Let's talk straight here: we have a problem. And the problem is that running a gallery has a lot of costs involved. Many artist run spaces have solved this issue by opening in the spare room of their own apartment, but there is an even more clever way to fulfil your urgency to open up a contemporary art space: the Minigallery! A minigallery is small, easy to clean and repaint, and it can even be portable! Probably the most famous one is the Cereal Art mini version of The Wrong Gallery, a sort of doorway that Maurizio Cattelan, Ali Subotnick and Massimiliano Gioni ran in New York up until a few years ago. The original door is now inside the Tate Modern in London, whilst a thousand copies in scale 1:6 are scattered around the world, making exhibitions inside other exhibitions.

But minigalleries existed way before that, and the first example of a conceptual space is probably Marcel Duchamp's Boîte-en-valise. Built around 1935, it was thought up as a kind of curriculum of his major works, questioning the very idea of “original” art work. The dismountable space made by Mark Staff Brandle has a similar approach. His Collapsible Kunsthalle is easily transported in a suitcase and reassembled at any mundane occasion with a new group show of works especially thought up for this mini-event. The smallest gallery is probably the Nanomuseum, thought up by star curator Hans Ulrich Obrist in the mid nineties, a tiny pocket size double frame that held exhibitions by top artists Gilbert & George, Yoko Ono, Christian Boltanski, Gabriel Orozco and so on.

Canadian artist Anitra Hamilton also made its portability the main idea behind her minigallery, together with the mocking name. Her Satchel Gallery is a bright yellow bag that exhibits one artist's object at one time, and gets taken out during the opening of another gallery, usually in Toronto, where she resides.

From Japan Tsuyoski Osawa's cardboard box Nasubi Gallery to the San Francisco Velcro Gallery, from the super conceptual 0gms Gallery in Sofia, Bulgaria to the travelling MediaPackBoard gallery of Valerie Le Blanc, to the cupboard Ohm Museum inside a Museum in Bologna, Italy, the list of minigalleries is long and exciting, and spaces are scattered throughout the world. Thankfully in Halifax, Canada, someone tried to make some order and organized the first World Portable Gallery Convention at the Eyelevel Gallery last September. The winner of the prize for the weirdest space is certainly the Alopecia Gallery of Gordon B. Isnor. Located in a hole on his beard, artists are asked to use any possible mean to hang their work from there!

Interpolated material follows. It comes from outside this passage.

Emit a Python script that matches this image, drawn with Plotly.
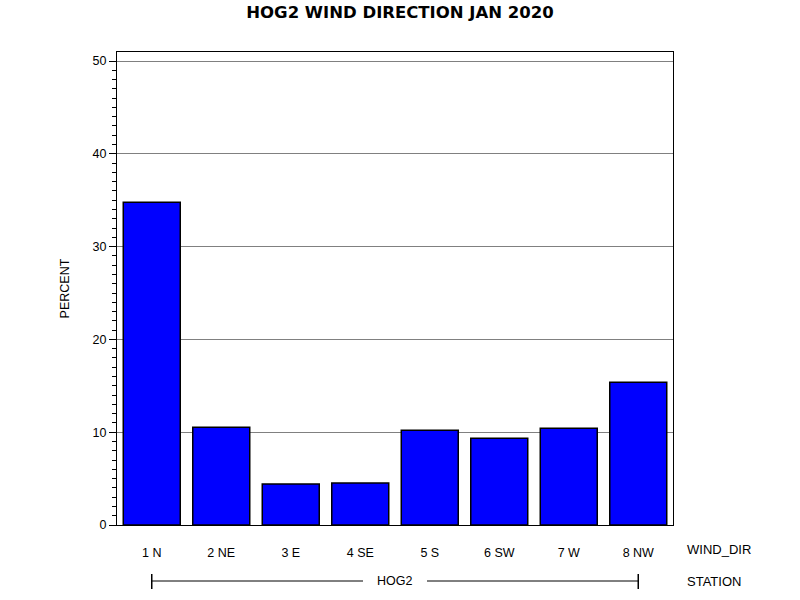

This can only be topped by the Museum of Mental Objects, founded by artist Judy Freya Sibayan. Here is the concept: “Artists are invited to whisper art ideas to the curators. The curators and the artists will keep these artworks as mere memories. They will never be documented or represented in any other shape or form. MoMO can be invited to recite these works and the names of the artists on condition that no video or audio recordings will be made of the performance. There will be no photographs taken of the event. The audience who will experience the artworks will be requested to do the same. These works will therefore exist wholly dependent on how well the artists and curators keep them in their memory or how memorable these works are. MoMO is only a keeper of mental objects. MoMO exhibits no visible artworks, thus there will be no objects to be commodified.” Can you get more cerebral than this?